You should be using build artifacts, not relying on `uv run` to install packages on the fly. Besides the massive security risk, it also means that you're dependent on a bunch of external infrastructure every time you launch. PyPI going down should not bring down your systems.
This is the right answer. Unfortunately, this is very rarely practiced.
More strangely (to me), this is often addressed by adding loads of fallible/partial caching (in e.g. CICD or deployment infrastructure) for package managers rather than building and publishing temporary/per-user/per-feature ephemeral packages for dev/testing to an internal registry. Since the latter's usually less complex and more reliable, it's odd that it's so rarely practiced.
There are so many advantages to deployable artifacts, including audibility and fast roll-back. Also you can block so many risky endpoints from your compute outbound networks, which means even if you are compromised, it doesn't do the attacker any good if their C&C is not allow listed.
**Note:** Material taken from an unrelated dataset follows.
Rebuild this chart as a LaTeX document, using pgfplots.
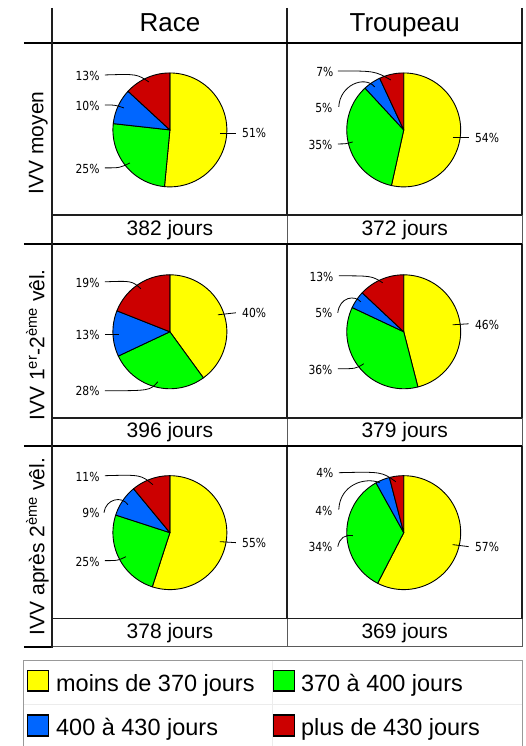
\documentclass[border=0pt]{standalone}
\usepackage{fontspec}
\setmainfont{Liberation Sans}
\newfontfamily\pctfont[FakeStretch=0.86]{DejaVu Sans}
\usepackage{pgfplots}
\pgfplotsset{compat=1.18}
\definecolor{cyel}{RGB}{255,255,0}
\definecolor{cgreen}{RGB}{0,255,0}
\definecolor{cblue}{RGB}{0,102,255}
\definecolor{cred}{RGB}{204,0,0}
\definecolor{cthick}{RGB}{30,30,30}
\definecolor{cthin}{RGB}{90,90,90}

% pie: cx, cy, moins, 370-400, 400-430, plus
\newcommand{\pie}[6]{%
  \pgfmathsetmacro\tot{#3+#4+#5+#6}%
  \pgfmathsetmacro\aA{90-360*((#3)/\tot)}%
  \pgfmathsetmacro\aB{\aA-360*((#4)/\tot)}%
  \pgfmathsetmacro\aC{\aB-360*((#5)/\tot)}%
  \addplot[fill=cyel,draw=black,line width=0.9pt,line join=round,domain=\aA:90,samples=60,variable=\t]
    ({#1+57*cos(\t)},{#2-57*sin(\t)}) -- (axis cs:#1,#2) -- cycle;
  \addplot[fill=cgreen,draw=black,line width=0.9pt,line join=round,domain=\aB:\aA,samples=60,variable=\t]
    ({#1+57*cos(\t)},{#2-57*sin(\t)}) -- (axis cs:#1,#2) -- cycle;
  \addplot[fill=cblue,draw=black,line width=0.9pt,line join=round,domain=\aC:\aB,samples=40,variable=\t]
    ({#1+57*cos(\t)},{#2-57*sin(\t)}) -- (axis cs:#1,#2) -- cycle;
  \addplot[fill=cred,draw=black,line width=0.9pt,line join=round,domain=-270:\aC,samples=40,variable=\t]
    ({#1+57*cos(\t)},{#2-57*sin(\t)}) -- (axis cs:#1,#2) -- cycle;
}
\newcommand{\pl}[3]{\node[anchor=east,inner sep=0pt,font=\fontsize{12.5}{14}\pctfont] at (axis cs:#1,#2) {#3\%};}
\newcommand{\pr}[3]{\node[anchor=west,inner sep=0pt,font=\fontsize{12.5}{14}\pctfont] at (axis cs:#1,#2) {#3\%};}

\begin{document}
\begin{tikzpicture}
\begin{axis}[
  width=526pt, height=746pt, scale only axis,
  xmin=0, xmax=526, ymin=0, ymax=746, y dir=reverse,
  enlargelimits=false, hide axis, clip=false,
]
\path (axis cs:0,0) rectangle (axis cs:526,746);
% ---------- grid ----------
\draw[cthin,line width=1pt] (axis cs:52.5,215) -- (axis cs:52.5,244);
\draw[cthin,line width=1pt] (axis cs:287.5,215) -- (axis cs:287.5,244) (axis cs:287.5,418) -- (axis cs:287.5,446) (axis cs:287.5,619) -- (axis cs:287.5,647);
\draw[cthin,line width=1pt] (axis cs:522.5,215) -- (axis cs:522.5,244) (axis cs:522.5,418) -- (axis cs:522.5,446) (axis cs:522.5,619) -- (axis cs:522.5,647);
\draw[cthin,line width=1pt] (axis cs:52.5,647) -- (axis cs:522.5,647);
\draw[cthick,line width=1.8pt] (axis cs:287.5,8) -- (axis cs:287.5,215) (axis cs:287.5,244) -- (axis cs:287.5,418) (axis cs:287.5,446) -- (axis cs:287.5,619);
\draw[cthick,line width=1.8pt] (axis cs:522.5,8) -- (axis cs:522.5,215) (axis cs:522.5,244) -- (axis cs:522.5,418) (axis cs:522.5,446) -- (axis cs:522.5,619);
\draw[cthick,line width=1.8pt] (axis cs:52.5,215) -- (axis cs:522.5,215) (axis cs:52.5,418) -- (axis cs:522.5,418) (axis cs:52.5,619) -- (axis cs:522.5,619);
\draw[black,line width=2pt] (axis cs:24,43) -- (axis cs:522.5,43) (axis cs:24,244) -- (axis cs:522.5,244) (axis cs:24,446) -- (axis cs:522.5,446) (axis cs:24,647) -- (axis cs:52.5,647);
\draw[cthick,line width=2pt] (axis cs:52.5,8) -- (axis cs:52.5,648);
% ---------- headers ----------
\node[anchor=base,inner sep=0pt,font=\fontsize{26}{30}\selectfont] at (axis cs:170,32) {Race};
\node[anchor=base,inner sep=0pt,font=\fontsize{26}{30}\selectfont] at (axis cs:405,32) {Troupeau};
\node[anchor=base,rotate=90,inner sep=0pt,font=\fontsize{21}{24}\selectfont] at (axis cs:43.5,143) {IVV moyen};
\node[anchor=base,rotate=90,inner sep=0pt,font=\fontsize{21}{24}\selectfont] at (axis cs:44.5,345) {IVV 1\textsuperscript{er}-2\textsuperscript{ème} vêl.};
\node[anchor=base,rotate=90,inner sep=0pt,font=\fontsize{21}{24}\selectfont] at (axis cs:44.5,547) {IVV après 2\textsuperscript{ème} vêl.};
% ---------- jours ----------
\node[anchor=base,inner sep=0pt,font=\fontsize{21}{24}\selectfont] at (axis cs:170,236) {382 jours};
\node[anchor=base,inner sep=0pt,font=\fontsize{21}{24}\selectfont] at (axis cs:405,236) {372 jours};
\node[anchor=base,inner sep=0pt,font=\fontsize{21}{24}\selectfont] at (axis cs:170,437.5) {396 jours};
\node[anchor=base,inner sep=0pt,font=\fontsize{21}{24}\selectfont] at (axis cs:405,437.5) {379 jours};
\node[anchor=base,inner sep=0pt,font=\fontsize{21}{24}\selectfont] at (axis cs:170,639) {378 jours};
\node[anchor=base,inner sep=0pt,font=\fontsize{21}{24}\selectfont] at (axis cs:405,639) {369 jours};
% ---------- pies ----------
\pie{170}{130}{51}{25}{10}{13}
\pie{404}{130}{54}{35}{5}{7}
\pie{170}{332}{40}{28}{13}{19}
\pie{404}{332}{46}{36}{5}{13}
\pie{170}{533}{55}{25}{9}{11}
\pie{404}{533}{57}{34}{4}{4}
% ---------- leaders & labels ----------
\begin{scope}[line width=0.8pt]
% Race row 1
\draw (axis cs:220,133) -- (axis cs:236,133); \pr{242}{133}{51}
\draw (axis cs:105,168) .. controls (axis cs:120,168) .. (axis cs:130,163); \pl{100}{169}{25}
\draw (axis cs:105,105) .. controls (axis cs:115,105) .. (axis cs:124,108); \pl{100}{106}{10}
\draw (axis cs:105,75) .. controls (axis cs:137,74) .. (axis cs:149,82); \pl{100}{76}{13}
% Troupeau row 1
\draw (axis cs:453,137) -- (axis cs:469,137); \pr{475}{138}{54}
\draw (axis cs:338,144) .. controls (axis cs:346,144) .. (axis cs:353,142); \pl{333}{145}{35}
\draw (axis cs:339,107) .. controls (axis cs:340,85) and (axis cs:365,75) .. (axis cs:375,87); \pl{333}{108}{5}
\draw (axis cs:338,71) .. controls (axis cs:375,71) .. (axis cs:391,80); \pl{334}{72}{7}
% Race row 2
\draw (axis cs:218,315) -- (axis cs:236,313); \pr{242}{313}{40}
\draw (axis cs:105,391) .. controls (axis cs:150,391) .. (axis cs:158,382); \pl{100}{391}{28}
\draw (axis cs:105,335) -- (axis cs:119,335); \pl{100}{335}{13}
\draw (axis cs:105,282) .. controls (axis cs:132,281) .. (axis cs:141,289); \pl{100}{283}{19}
% Troupeau row 2
\draw (axis cs:453,325) -- (axis cs:469,324); \pr{475}{325}{46}
\draw (axis cs:338,369) .. controls (axis cs:356,369) .. (axis cs:364,364); \pl{333}{370}{36}
\draw (axis cs:338,313) .. controls (axis cs:340,297) and (axis cs:355,295) .. (axis cs:361,302); \pl{333}{313}{5}
\draw (axis cs:339,276) .. controls (axis cs:372,276) .. (axis cs:383,283); \pl{334}{277}{13}
% Race row 3
\draw (axis cs:220,542) -- (axis cs:236,543); \pr{242}{543}{55}
\draw (axis cs:105,561) .. controls (axis cs:118,561) .. (axis cs:126,557); \pl{100}{562}{25}
\draw (axis cs:104,513) .. controls (axis cs:106,499) and (axis cs:122,496) .. (axis cs:128,505); \pl{100}{513}{9}
\draw (axis cs:105,476) .. controls (axis cs:141,475) .. (axis cs:153,485); \pl{100}{477}{11}
% Troupeau row 3
\draw (axis cs:453,545) -- (axis cs:469,547); \pr{475}{547}{57}
\draw (axis cs:338,547) .. controls (axis cs:340,538) and (axis cs:345,535) .. (axis cs:353,536); \pl{333}{547}{34}
\draw (axis cs:339,510) .. controls (axis cs:340,485) and (axis cs:365,477) .. (axis cs:380,483); \pl{333}{511}{4}
\draw (axis cs:339,473) .. controls (axis cs:382,472) .. (axis cs:396,482); \pl{334}{473}{4}
\end{scope}
% ---------- legend ----------
\draw[gray!15,line width=0.8pt] (axis cs:272.5,661) -- (axis cs:272.5,746) (axis cs:24,705) -- (axis cs:522.5,705);
\draw[gray!80,line width=1pt] (axis cs:24,746) -- (axis cs:24,661) -- (axis cs:522.5,661) -- (axis cs:522.5,746);
\draw[black,line width=1.3pt,fill=cyel] (axis cs:27.5,671) rectangle (axis cs:48.5,691.5);
\draw[black,line width=1.3pt,fill=cgreen] (axis cs:273.5,671) rectangle (axis cs:294.5,691.5);
\draw[black,line width=1.3pt,fill=cblue] (axis cs:27.5,715.5) rectangle (axis cs:48.5,736.5);
\draw[black,line width=1.3pt,fill=cred] (axis cs:273.5,715.5) rectangle (axis cs:294.5,736.5);
\node[anchor=base west,inner sep=0pt,font=\fontsize{23.5}{27}\selectfont] at (axis cs:56,692) {moins de 370 jours};
\node[anchor=base west,inner sep=0pt,font=\fontsize{23.5}{27}\selectfont] at (axis cs:301,692) {370 à 400 jours};
\node[anchor=base west,inner sep=0pt,font=\fontsize{23.5}{27}\selectfont] at (axis cs:56,736) {400 à 430 jours};
\node[anchor=base west,inner sep=0pt,font=\fontsize{23.5}{27}\selectfont] at (axis cs:301,736) {plus de 430 jours};
\end{axis}
\end{tikzpicture}
\end{document}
Are you sure you are pinned to a “known good” version?
No one initially knows how much is compromised
Take this as an argument to rethink your engineering decision to base your workflows entirely on the availability of an external dependency.
That's PyPI's behavior when they quarantine a package.
That's a good thing (disruptive "firebreak" to shut down any potential sources of breach while info's still being gathered). The solve for this is artifacts/container images/whatnot, as other commenters pointed out.
That said, I'm sorry this is being downvoted: it's unhappily observing facts, not arguing for a different security response. I know that's toeing the rules line, but I think it's important to observe.
known good versions and which are those exactly??????
There are hundreds of PRs fixing valid issues to your github repo seemingly in limbo for weeks. What is the maintainer state over there?
increasing the (social) pressure on maintainers to get PRs merged seems like the last thing you should be doing in light of preventing malicious code ending up in dependencies like this
i'd much rather see a million open PRs than a single malicious PR sneak through due to lack of thorough review.
Not really the time for that. There's also PRs being merged every hour of the day.